What are employee stock options?
The company uses various strategies to motivate employees. Cash compensation is the main way to motivate employees, but stock options are also a way to supplement employee compensation and increase productivity. Stock options are the right to buy shares in a company, usually over a period of time and according to a vesting schedule. Through stock options, employees obtain a certain percentage of ownership of the company in which they work in the form of stocks. If the company grows, employees will see the value of their stock increase. Basically, as the company becomes profitable, employees also profit. Therefore, stock options are a way to establish a loyal partnership with employees.
- Stock options are a way for companies to motivate employees to improve work efficiency.
- Through stock options, employees can obtain a certain percentage of ownership of the company.
- Stock options are the right to buy shares in a company, usually over a period of time and according to a vesting schedule.
- Stock options are also a way for companies to free up cash for the company, and can be used in other ways.
How do stock options work?
Many companies choose to provide employees with stock options because they can be mutually beneficial. For example, Microsoft and its employees have benefited greatly from stock options. According to the Washington Post, in 1987, a 28-year-old Microsoft marketing assistant was considering leaving the company. However, he threw his option statement in a desk drawer and stayed there for another ten years. Because of his stock options and Microsoft’s early rapid development, he retired a millionaire at the age of 38.
Stock option contracts usually list the date when the stock option starts to be exercised or when the employee can sell the stock. The contract will also specify the number of shares that can be sold. For example, a contract may indicate that an employee will receive 10,000 shares in four years, and they can exercise all shares in four years.

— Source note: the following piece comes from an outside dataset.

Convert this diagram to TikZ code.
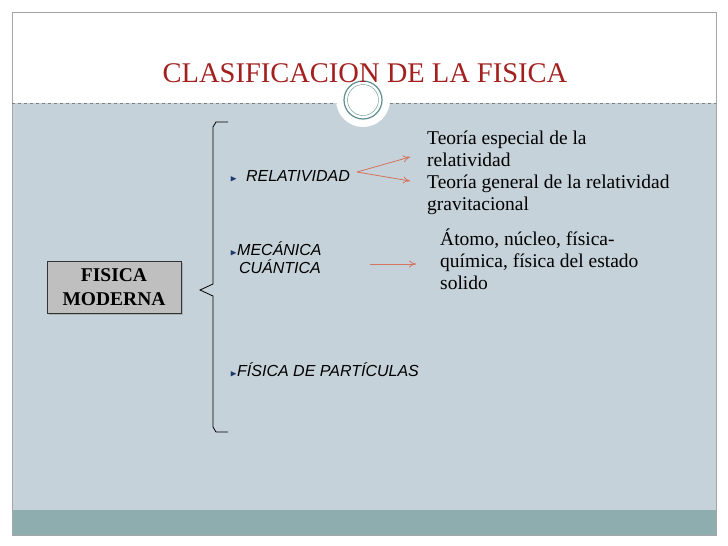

In many cases, there is a waiting period before stock options vest. This is the so-called “cliff”. Under normal circumstances, employees must complete a period of work in the company before their stock options take effect. This gives employees an incentive to stay in the company as long as they can benefit from their stock options.
Exercise stock options
Shareholders can exercise their options in three ways. First, employees can buy stocks with cash. Shareholders will have to pay commissions, fees and taxes. Second, the owner of the option can buy the stock and then sell it immediately. Likewise, individuals will have to pay stocks, commissions, fees, and taxes. Third, individuals can exercise their options and sell enough shares to pay for prices, commissions, fees, and taxes, and keep the rest in the form of company shares.
Types of stock options
Employers offer two types of options: non-qualified stock options (NQSOS) and incentive stock options (ISOS).
NQSOS options do not meet the special tax treatment of the Internal Revenue Service (IRS) and are the most common type of stock options. These options can be provided to employees, contractors and consultants.
ISOS can only be issued to employees, and there are certain restrictions. The total value of ISOS grants that can be vested in any calendar year is limited to $100,000, and employees must exercise their shares within three months of leaving the company. The advantage of ISOS over NQSOS is that any income that would have been regarded as compensation can be regarded as capital gains, and its tax rate is lower than the compensation tax. For NQSOS, discounts are considered compensation when the shares are exercised.
How do stock options motivate employees?
Stock options motivate employees, because if the company does a good job, so will the stock options that employees have. Therefore, employees who are productive and increase the company’s revenue will benefit. In addition, employees usually need to work in the company for a period of time to exercise stock options, which encourages them to stay in the company instead of working for a competitor.
What are the benefits of employers offering employee stock options?
In addition to the obvious advantages in employee motivation and retention, employers who choose to offer stock options also have financial advantages. First, the employer does not need any fees to issue stock options. In fact, employers can offer lower wages to employees who are also eligible for stock options. In addition, companies can use stock options as a way to release cash for other aspects of the business. For example, if employee compensation changes from 100% cash to 80% cash and 20% stock options, then more cash can be spent elsewhere.
What are the disadvantages of employers offering employee stock options?
Stock options may have a dilution effect, which may reduce the value of stocks in the long run. Some senior managers may receive stock options as part of their compensation package, even if the business success may not be ideal. Another disadvantage is that individual employees must rely on the collective output of colleagues and supervisors to get paid, regardless of their personal hard work and performance.
Benefits of stock options for employers
Offering stock options can release cash that can be invested back into the company
Employees are motivated to improve work efficiency
Stock options can strengthen the relationship between employers and employees
Stock options will not incur additional costs for the employer
Disadvantages of stock options to employers
Executives may take risky decisions to increase stock prices and their option compensation
Cash incentives are generally more effective than stock options in motivating employees
Stock options can dilute the stock price
Stock options are a popular way for companies to build strong relationships with employees and to motivate them to work hard for the company’s benefit. Stock options are also a way to encourage employees to stay without being tempted to leave and work for competitors. Critics of stock options, however, warn that they can encourage executives to adopt strategies that may benefit the stock price in the short term but may be detrimental to the company in the long run.